## REQUIRED TASK:
Give all the lines below again, exactly, with no pictures.

## COLLECTED MATERIAL:
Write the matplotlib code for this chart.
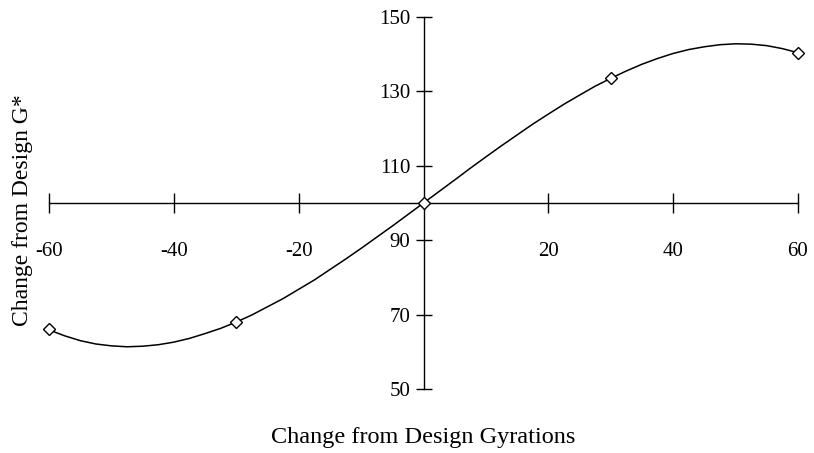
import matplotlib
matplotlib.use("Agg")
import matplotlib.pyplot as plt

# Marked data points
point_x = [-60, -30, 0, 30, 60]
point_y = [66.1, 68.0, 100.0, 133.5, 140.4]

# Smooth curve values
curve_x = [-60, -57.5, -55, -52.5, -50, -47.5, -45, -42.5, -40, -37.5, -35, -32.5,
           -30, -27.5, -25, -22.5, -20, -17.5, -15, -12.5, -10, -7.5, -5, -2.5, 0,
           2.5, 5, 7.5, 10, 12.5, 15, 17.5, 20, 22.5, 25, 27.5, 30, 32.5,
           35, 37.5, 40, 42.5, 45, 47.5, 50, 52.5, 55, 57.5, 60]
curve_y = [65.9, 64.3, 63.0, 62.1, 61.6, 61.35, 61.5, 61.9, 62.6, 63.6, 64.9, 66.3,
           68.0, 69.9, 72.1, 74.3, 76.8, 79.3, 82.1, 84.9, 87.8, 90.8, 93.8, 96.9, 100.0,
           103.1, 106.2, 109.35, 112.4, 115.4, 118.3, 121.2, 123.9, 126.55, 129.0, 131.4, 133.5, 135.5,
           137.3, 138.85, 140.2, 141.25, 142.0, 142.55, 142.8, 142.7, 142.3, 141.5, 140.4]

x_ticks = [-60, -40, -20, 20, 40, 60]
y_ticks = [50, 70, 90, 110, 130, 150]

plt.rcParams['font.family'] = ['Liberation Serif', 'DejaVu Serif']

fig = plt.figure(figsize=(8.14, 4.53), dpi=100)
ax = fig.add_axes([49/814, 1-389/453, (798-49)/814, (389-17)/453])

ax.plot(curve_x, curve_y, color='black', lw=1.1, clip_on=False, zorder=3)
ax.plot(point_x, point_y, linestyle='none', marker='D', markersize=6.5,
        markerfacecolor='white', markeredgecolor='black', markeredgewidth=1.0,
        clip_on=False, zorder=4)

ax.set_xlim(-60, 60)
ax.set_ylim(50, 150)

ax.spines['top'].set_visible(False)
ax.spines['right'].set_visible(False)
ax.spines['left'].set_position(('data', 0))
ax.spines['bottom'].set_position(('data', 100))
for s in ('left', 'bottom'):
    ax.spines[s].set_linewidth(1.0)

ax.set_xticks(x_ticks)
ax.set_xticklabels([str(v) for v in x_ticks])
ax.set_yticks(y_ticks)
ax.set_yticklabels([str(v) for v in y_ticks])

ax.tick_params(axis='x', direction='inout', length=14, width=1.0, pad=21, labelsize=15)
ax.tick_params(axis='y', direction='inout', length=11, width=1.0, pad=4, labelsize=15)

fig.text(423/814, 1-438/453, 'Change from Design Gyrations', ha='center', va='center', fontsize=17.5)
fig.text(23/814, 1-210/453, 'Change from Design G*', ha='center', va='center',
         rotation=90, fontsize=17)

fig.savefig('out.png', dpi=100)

## WRITTEN ANSWER:
Write the matplotlib code for this chart.
import matplotlib
matplotlib.use("Agg")
import matplotlib.pyplot as plt

# Marked data points
point_x = [-60, -30, 0, 30, 60]
point_y = [66.1, 68.0, 100.0, 133.5, 140.4]

# Smooth curve values
curve_x = [-60, -57.5, -55, -52.5, -50, -47.5, -45, -42.5, -40, -37.5, -35, -32.5,
           -30, -27.5, -25, -22.5, -20, -17.5, -15, -12.5, -10, -7.5, -5, -2.5, 0,
           2.5, 5, 7.5, 10, 12.5, 15, 17.5, 20, 22.5, 25, 27.5, 30, 32.5,
           35, 37.5, 40, 42.5, 45, 47.5, 50, 52.5, 55, 57.5, 60]
curve_y = [65.9, 64.3, 63.0, 62.1, 61.6, 61.35, 61.5, 61.9, 62.6, 63.6, 64.9, 66.3,
           68.0, 69.9, 72.1, 74.3, 76.8, 79.3, 82.1, 84.9, 87.8, 90.8, 93.8, 96.9, 100.0,
           103.1, 106.2, 109.35, 112.4, 115.4, 118.3, 121.2, 123.9, 126.55, 129.0, 131.4, 133.5, 135.5,
           137.3, 138.85, 140.2, 141.25, 142.0, 142.55, 142.8, 142.7, 142.3, 141.5, 140.4]

x_ticks = [-60, -40, -20, 20, 40, 60]
y_ticks = [50, 70, 90, 110, 130, 150]

plt.rcParams['font.family'] = ['Liberation Serif', 'DejaVu Serif']

fig = plt.figure(figsize=(8.14, 4.53), dpi=100)
ax = fig.add_axes([49/814, 1-389/453, (798-49)/814, (389-17)/453])

ax.plot(curve_x, curve_y, color='black', lw=1.1, clip_on=False, zorder=3)
ax.plot(point_x, point_y, linestyle='none', marker='D', markersize=6.5,
        markerfacecolor='white', markeredgecolor='black', markeredgewidth=1.0,
        clip_on=False, zorder=4)

ax.set_xlim(-60, 60)
ax.set_ylim(50, 150)

ax.spines['top'].set_visible(False)
ax.spines['right'].set_visible(False)
ax.spines['left'].set_position(('data', 0))
ax.spines['bottom'].set_position(('data', 100))
for s in ('left', 'bottom'):
    ax.spines[s].set_linewidth(1.0)

ax.set_xticks(x_ticks)
ax.set_xticklabels([str(v) for v in x_ticks])
ax.set_yticks(y_ticks)
ax.set_yticklabels([str(v) for v in y_ticks])

ax.tick_params(axis='x', direction='inout', length=14, width=1.0, pad=21, labelsize=15)
ax.tick_params(axis='y', direction='inout', length=11, width=1.0, pad=4, labelsize=15)

fig.text(423/814, 1-438/453, 'Change from Design Gyrations', ha='center', va='center', fontsize=17.5)
fig.text(23/814, 1-210/453, 'Change from Design G*', ha='center', va='center',
         rotation=90, fontsize=17)

fig.savefig('out.png', dpi=100)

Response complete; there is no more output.